The action of the CBN has, however, dampened confidence, which is critical in the banking sector. Panic has already choked the capital market. Stocks prices have been on a free-fall. The all share index, which measures the volume of trading, has been on a bearish retreat. NDIC has advised shareholders of the acquired banks to regard their shares as 'worthless.' Both big time and small shareholders are groaning, just as panic withdrawals are going on in branches of the three banks across the country. The damage to the economy may be incalculable in real terms. The losses could be much higher than the regulatory authorities anticipated before the nationalisation.
We have always supported reforms that could deepen the fortunes of the banking sector and save it from turbulence. Our position has not changed. Without a doubt, the banking sector occupies premium position in our economy. With its stocks constituting about 60 percent of all equities in the Stock Exchange, it is expected that any decision on this sector must be well thought through before implementation. Anything contrary to this will be counter-productive. We want to believe that whatever informed the CBN's action, the banks and their customers and shareholders' interests must be taken into consideration.
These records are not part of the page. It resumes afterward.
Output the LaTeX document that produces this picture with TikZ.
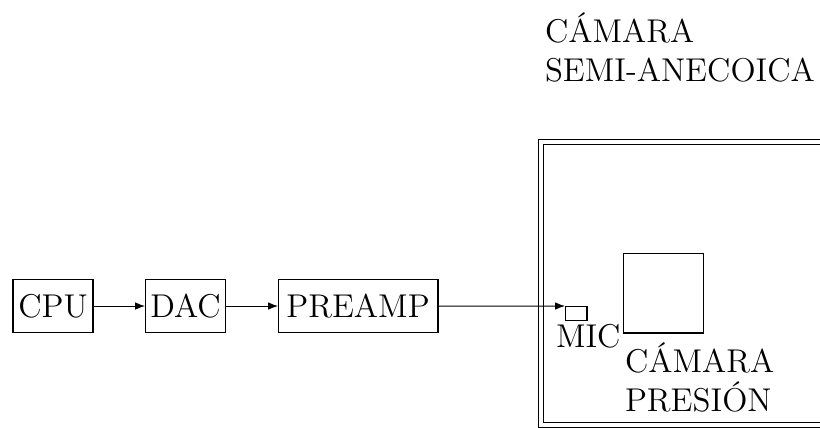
\documentclass[tikz,border=0pt]{standalone}
\usetikzlibrary{arrows.meta}
\begin{document}
\begin{tikzpicture}[x=0.3413pt,y=-0.3413pt,
  font=\fontsize{11.25}{13.2}\selectfont,
  every node/.style={outer sep=0pt},
  blk/.style={draw,line width=0.35pt,minimum height=18.4pt,inner sep=0pt,anchor=center},
  lbl/.style={inner sep=0pt,anchor=base west,align=left},
  conn/.style={line width=0.35pt,-{Latex[length=3.4pt,width=2.6pt]}},
  wall/.style={draw,line width=0.35pt,double,double distance=1.5pt}]
\useasboundingbox (0,0) rectangle (820,427);
\clip (0,0) rectangle (820,427);
% nodes
\node[blk,minimum width=27.3pt] (cpu) at (53,306) {CPU};
\node[blk,minimum width=27.6pt] (dac) at (185.5,306) {DAC};
\node[blk,minimum width=54.6pt] (pre) at (358,306) {PREAMP};
\node[draw,line width=0.35pt,minimum width=7.5pt,minimum height=4.8pt,inner sep=0pt] (mic) at (576,313.03) {};
\node[lbl] (miclbl) at (556,347) {MIC};
\node[draw,line width=0.35pt,minimum width=27.6pt,minimum height=27.3pt,inner sep=0pt] (pc) at (663.5,293) {};
\node[lbl] (pclbl) at (625,411) {CÁMARA\\PRESIÓN};
\node[lbl] (sa) at (545,81) {CÁMARA\\SEMI-ANECOICA};
% chamber wall
\path[wall] (541,142) rectangle (840,425);
% connectors
\draw[conn] (cpu.east) -- (dac.west);
\draw[conn] (dac.east) -- (pre.west);
\draw[conn] (pre.east) -- (mic.north west);
\end{tikzpicture}
\end{document}
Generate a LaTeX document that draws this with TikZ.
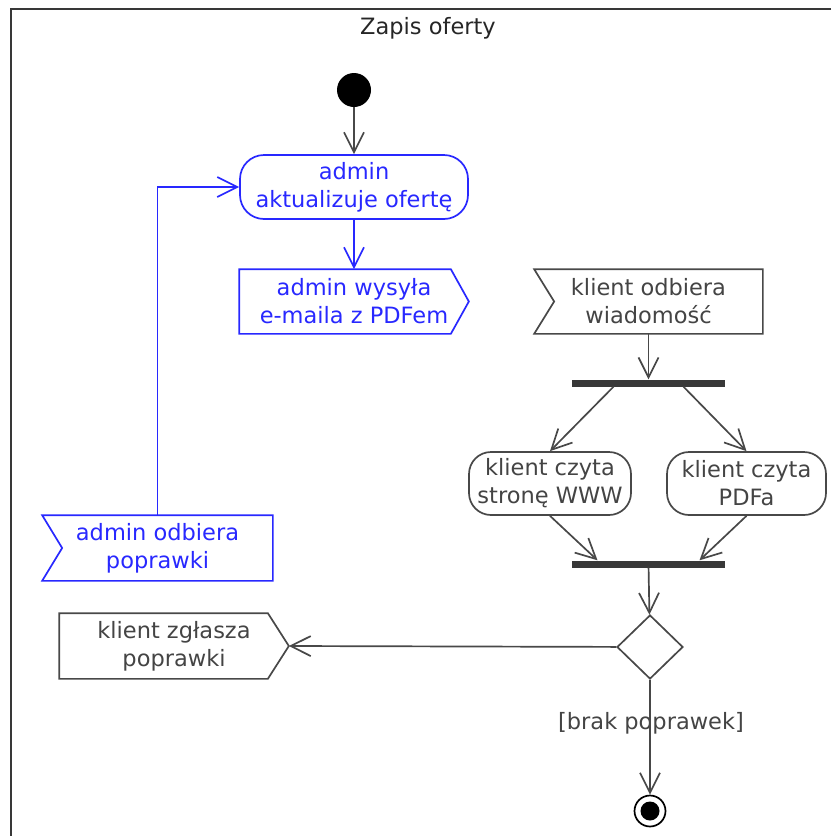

It makes sense that the leadership of CBN should make this a priority at all times. In this case, the decision of the apex bank may have been well intentioned to save terminally ill institutions, which the banks were alleged to be. Nonetheless, the fate of the shareholders should been have factored in.
The regulatory authority, NDIC, has hinted that the shareholders should bear their losses as the price they have to pay for investing in distressed financial institutions. That is not comforting at all. We think the CBN, NDIC and AMCON should do more than they are currently doing to douse anxiety in the aftermath of government acquisition of the failed banks.
Mature handling of this crisis will go a long way in restoring investors' confidence, not only in the failed banks, but also in the banking sector as a whole. At the moment, confidence is abysmally low, and Foreign Direct Investment (FDI), which indicates level of interest of foreign investors in the economy of a country, is equally very low. This is largely due to the current mixed signals from the CBN.
The regulatory authorities need to inject optimism and confidence into our economic outlook, which is yet to recover from the after-shock of the financial crisis that bruised and battered many economies of the world.
If our banks are to play a leading role in galvanizing the economy, CBN should watch its back, especially on its policies in the sector. This is the time for CBN to renew confidence in our banks.